• _ITEMS_:

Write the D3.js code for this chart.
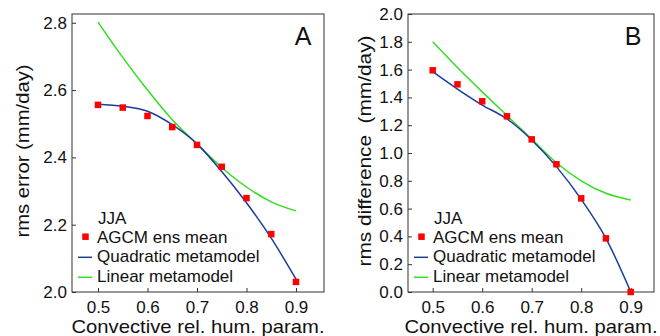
<!DOCTYPE html>
<html>
<head>
<meta charset="utf-8">
<script src="https://cdn.jsdelivr.net/npm/d3@7"></script>
<style>
  body { margin: 0; background: #fff; }
  text { font-family: "Liberation Sans", Arial, Helvetica, sans-serif; fill: #111; }
</style>
</head>
<body>
<script>
// parameter values along the x axis
const params = [0.5, 0.55, 0.6, 0.65, 0.7, 0.75, 0.8, 0.85, 0.9];

// panel A: rms error
const agcmA = [2.556, 2.548, 2.523, 2.490, 2.437, 2.372, 2.279, 2.172, 2.030];
const quadA = [2.558, 2.552, 2.537, 2.497, 2.440, 2.358, 2.265, 2.160, 2.038];
const linA  = [2.802, 2.697, 2.600, 2.512, 2.440, 2.370, 2.312, 2.268, 2.241];

// panel B: rms difference
const agcmB = [1.595, 1.494, 1.372, 1.264, 1.098, 0.919, 0.674, 0.386, 0.0];
const quadB = [1.585, 1.460, 1.345, 1.245, 1.094, 0.902, 0.667, 0.386, 0.002];
const linB  = [1.800, 1.615, 1.440, 1.270, 1.100, 0.930, 0.800, 0.710, 0.662];

const xTicks  = [0.5, 0.6, 0.7, 0.8, 0.9];
const yTicksA = [2.0, 2.2, 2.4, 2.6, 2.8];
const yTicksB = [0.0, 0.2, 0.4, 0.6, 0.8, 1.0, 1.2, 1.4, 1.6, 1.8, 2.0];

const legendTitle = "JJA";
const legendLabels = ["AGCM ens mean", "Quadratic metamodel", "Linear metamodel"];

const red = "#ff0000", blue = "#1c3c9c", green = "#33dd22";

const svg = d3.select("body").append("svg")
    .attr("width", 660)
    .attr("height", 336);

const plotTop = 14, plotBottom = 292;

function panel(o) {
  const x = d3.scaleLinear().domain(o.xDomain).range([o.left, o.right]);
  const y = d3.scaleLinear().domain(o.yDomain).range([plotBottom, plotTop]);
  const g = svg.append("g");

  // axes, ticks pointing inward
  g.append("g")
    .attr("transform", `translate(0,${plotBottom})`)
    .call(d3.axisBottom(x).tickValues(xTicks).tickFormat(d3.format(".1f"))
      .tickSizeInner(-4).tickSizeOuter(0).tickPadding(9))
    .call(a => a.select(".domain").remove())
    .call(a => a.selectAll("line").attr("stroke", "#333"))
    .call(a => a.selectAll("text").attr("font-size", 17).attr("fill", "#111")
      .style("font-family", "'Liberation Sans', Arial, sans-serif"));

  g.append("g")
    .attr("transform", `translate(${o.left},0)`)
    .call(d3.axisLeft(y).tickValues(o.yTicks).tickFormat(d3.format(".1f"))
      .tickSizeInner(-4).tickSizeOuter(0).tickPadding(5))
    .call(a => a.select(".domain").remove())
    .call(a => a.selectAll("line").attr("stroke", "#333"))
    .call(a => a.selectAll("text").attr("font-size", 17).attr("fill", "#111")
      .style("font-family", "'Liberation Sans', Arial, sans-serif"));

  // frame
  g.append("rect")
    .attr("x", o.left).attr("y", plotTop)
    .attr("width", o.right - o.left).attr("height", plotBottom - plotTop)
    .attr("fill", "none").attr("stroke", "#333").attr("stroke-width", 1);

  // titles
  g.append("text")
    .attr("x", (o.left + o.right) / 2).attr("y", 333)
    .attr("text-anchor", "middle").attr("font-size", 19)
    .attr("textLength", 253).attr("lengthAdjust", "spacingAndGlyphs")
    .text("Convective rel. hum. param.");

  g.append("text")
    .attr("transform", `translate(${o.yTitleX},${(plotTop + plotBottom) / 2 - 2}) rotate(-90)`)
    .attr("text-anchor", "middle").attr("font-size", 19)
    .attr("textLength", o.yTitleLen).attr("lengthAdjust", "spacingAndGlyphs")
    .style("white-space", "pre")
    .text(o.yTitle);

  g.append("text")
    .attr("x", o.right - 21).attr("y", 45)
    .attr("text-anchor", "middle").attr("font-size", 25)
    .text(o.label);

  // lines
  const line = d3.line()
    .x((d, i) => x(params[i]))
    .y(d => y(d))
    .curve(d3.curveMonotoneX);

  g.append("path").datum(o.lin)
    .attr("d", line).attr("fill", "none")
    .attr("stroke", green).attr("stroke-width", 1.5);

  g.append("path").datum(o.quad)
    .attr("d", line).attr("fill", "none")
    .attr("stroke", blue).attr("stroke-width", 1.5);

  // points
  const s = 6.5;
  g.selectAll("rect.pt").data(o.agcm).join("rect")
    .attr("class", "pt")
    .attr("x", (d, i) => x(params[i]) - s / 2)
    .attr("y", d => y(d) - s / 2)
    .attr("width", s).attr("height", s)
    .attr("fill", red);

  // legend
  const lx = o.left;
  g.append("text").attr("x", lx + 26).attr("y", 223.5)
    .attr("font-size", 17).text(legendTitle);

  g.append("rect").attr("x", lx + 13.5 - s / 2).attr("y", 236.7 - s / 2)
    .attr("width", s).attr("height", s).attr("fill", red);
  g.append("line").attr("x1", lx + 6).attr("x2", lx + 20)
    .attr("y1", 257.3).attr("y2", 257.3)
    .attr("stroke", blue).attr("stroke-width", 1.5);
  g.append("line").attr("x1", lx + 6).attr("x2", lx + 20)
    .attr("y1", 277.3).attr("y2", 277.3)
    .attr("stroke", green).attr("stroke-width", 1.5);

  g.selectAll("text.leg").data(legendLabels).join("text")
    .attr("class", "leg")
    .attr("x", lx + 25)
    .attr("y", (d, i) => 242.7 + i * 19.7)
    .attr("font-size", 17)
    .text(d => d);
}

panel({
  left: 72, right: 324,
  xDomain: [0.4475, 0.9566],
  yDomain: [2.0, 2.826],
  yTicks: yTicksA,
  agcm: agcmA, quad: quadA, lin: linA,
  yTitle: "rms error (mm/day)", yTitleX: 29, yTitleLen: 173,
  label: "A"
});

panel({
  left: 408, right: 654,
  xDomain: [0.4501, 0.9471],
  yDomain: [0.0, 2.0],
  yTicks: yTicksB,
  agcm: agcmB, quad: quadB, lin: linB,
  yTitle: "rms difference  (mm/day)", yTitleX: 371, yTitleLen: 231,
  label: "B"
});
</script>
</body>
</html>
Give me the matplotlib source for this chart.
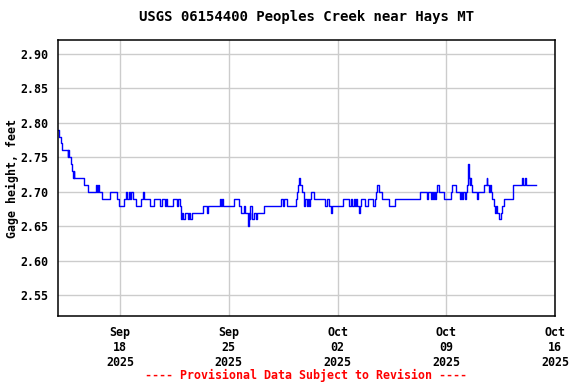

• _WHAT YOU SHOULD DO_: Pictures in the records must not appear in the copy; transcribe everything else precisely.

• _TASK RESPONSE_:
Write the D3.js code for this chart.
<!DOCTYPE html>
<html>
<head>
<meta charset="utf-8">
<script src="https://cdn.jsdelivr.net/npm/d3@7"></script>
<style>
  body { margin: 0; background: #fff; }
  text { font-family: "Liberation Sans", Arial, Helvetica, sans-serif; fill: #111; }
</style>
</head>
<body>
<script>
// parameter values along the x axis
const params = [0.5, 0.55, 0.6, 0.65, 0.7, 0.75, 0.8, 0.85, 0.9];

// panel A: rms error
const agcmA = [2.556, 2.548, 2.523, 2.490, 2.437, 2.372, 2.279, 2.172, 2.030];
const quadA = [2.558, 2.552, 2.537, 2.497, 2.440, 2.358, 2.265, 2.160, 2.038];
const linA  = [2.802, 2.697, 2.600, 2.512, 2.440, 2.370, 2.312, 2.268, 2.241];

// panel B: rms difference
const agcmB = [1.595, 1.494, 1.372, 1.264, 1.098, 0.919, 0.674, 0.386, 0.0];
const quadB = [1.585, 1.460, 1.345, 1.245, 1.094, 0.902, 0.667, 0.386, 0.002];
const linB  = [1.800, 1.615, 1.440, 1.270, 1.100, 0.930, 0.800, 0.710, 0.662];

const xTicks  = [0.5, 0.6, 0.7, 0.8, 0.9];
const yTicksA = [2.0, 2.2, 2.4, 2.6, 2.8];
const yTicksB = [0.0, 0.2, 0.4, 0.6, 0.8, 1.0, 1.2, 1.4, 1.6, 1.8, 2.0];

const legendTitle = "JJA";
const legendLabels = ["AGCM ens mean", "Quadratic metamodel", "Linear metamodel"];

const red = "#ff0000", blue = "#1c3c9c", green = "#33dd22";

const svg = d3.select("body").append("svg")
    .attr("width", 660)
    .attr("height", 336);

const plotTop = 14, plotBottom = 292;

function panel(o) {
  const x = d3.scaleLinear().domain(o.xDomain).range([o.left, o.right]);
  const y = d3.scaleLinear().domain(o.yDomain).range([plotBottom, plotTop]);
  const g = svg.append("g");

  // axes, ticks pointing inward
  g.append("g")
    .attr("transform", `translate(0,${plotBottom})`)
    .call(d3.axisBottom(x).tickValues(xTicks).tickFormat(d3.format(".1f"))
      .tickSizeInner(-4).tickSizeOuter(0).tickPadding(9))
    .call(a => a.select(".domain").remove())
    .call(a => a.selectAll("line").attr("stroke", "#333"))
    .call(a => a.selectAll("text").attr("font-size", 17).attr("fill", "#111")
      .style("font-family", "'Liberation Sans', Arial, sans-serif"));

  g.append("g")
    .attr("transform", `translate(${o.left},0)`)
    .call(d3.axisLeft(y).tickValues(o.yTicks).tickFormat(d3.format(".1f"))
      .tickSizeInner(-4).tickSizeOuter(0).tickPadding(5))
    .call(a => a.select(".domain").remove())
    .call(a => a.selectAll("line").attr("stroke", "#333"))
    .call(a => a.selectAll("text").attr("font-size", 17).attr("fill", "#111")
      .style("font-family", "'Liberation Sans', Arial, sans-serif"));

  // frame
  g.append("rect")
    .attr("x", o.left).attr("y", plotTop)
    .attr("width", o.right - o.left).attr("height", plotBottom - plotTop)
    .attr("fill", "none").attr("stroke", "#333").attr("stroke-width", 1);

  // titles
  g.append("text")
    .attr("x", (o.left + o.right) / 2).attr("y", 333)
    .attr("text-anchor", "middle").attr("font-size", 19)
    .attr("textLength", 253).attr("lengthAdjust", "spacingAndGlyphs")
    .text("Convective rel. hum. param.");

  g.append("text")
    .attr("transform", `translate(${o.yTitleX},${(plotTop + plotBottom) / 2 - 2}) rotate(-90)`)
    .attr("text-anchor", "middle").attr("font-size", 19)
    .attr("textLength", o.yTitleLen).attr("lengthAdjust", "spacingAndGlyphs")
    .style("white-space", "pre")
    .text(o.yTitle);

  g.append("text")
    .attr("x", o.right - 21).attr("y", 45)
    .attr("text-anchor", "middle").attr("font-size", 25)
    .text(o.label);

  // lines
  const line = d3.line()
    .x((d, i) => x(params[i]))
    .y(d => y(d))
    .curve(d3.curveMonotoneX);

  g.append("path").datum(o.lin)
    .attr("d", line).attr("fill", "none")
    .attr("stroke", green).attr("stroke-width", 1.5);

  g.append("path").datum(o.quad)
    .attr("d", line).attr("fill", "none")
    .attr("stroke", blue).attr("stroke-width", 1.5);

  // points
  const s = 6.5;
  g.selectAll("rect.pt").data(o.agcm).join("rect")
    .attr("class", "pt")
    .attr("x", (d, i) => x(params[i]) - s / 2)
    .attr("y", d => y(d) - s / 2)
    .attr("width", s).attr("height", s)
    .attr("fill", red);

  // legend
  const lx = o.left;
  g.append("text").attr("x", lx + 26).attr("y", 223.5)
    .attr("font-size", 17).text(legendTitle);

  g.append("rect").attr("x", lx + 13.5 - s / 2).attr("y", 236.7 - s / 2)
    .attr("width", s).attr("height", s).attr("fill", red);
  g.append("line").attr("x1", lx + 6).attr("x2", lx + 20)
    .attr("y1", 257.3).attr("y2", 257.3)
    .attr("stroke", blue).attr("stroke-width", 1.5);
  g.append("line").attr("x1", lx + 6).attr("x2", lx + 20)
    .attr("y1", 277.3).attr("y2", 277.3)
    .attr("stroke", green).attr("stroke-width", 1.5);

  g.selectAll("text.leg").data(legendLabels).join("text")
    .attr("class", "leg")
    .attr("x", lx + 25)
    .attr("y", (d, i) => 242.7 + i * 19.7)
    .attr("font-size", 17)
    .text(d => d);
}

panel({
  left: 72, right: 324,
  xDomain: [0.4475, 0.9566],
  yDomain: [2.0, 2.826],
  yTicks: yTicksA,
  agcm: agcmA, quad: quadA, lin: linA,
  yTitle: "rms error (mm/day)", yTitleX: 29, yTitleLen: 173,
  label: "A"
});

panel({
  left: 408, right: 654,
  xDomain: [0.4501, 0.9471],
  yDomain: [0.0, 2.0],
  yTicks: yTicksB,
  agcm: agcmB, quad: quadB, lin: linB,
  yTitle: "rms difference  (mm/day)", yTitleX: 371, yTitleLen: 231,
  label: "B"
});
</script>
</body>
</html>
Give me the matplotlib source for this chart.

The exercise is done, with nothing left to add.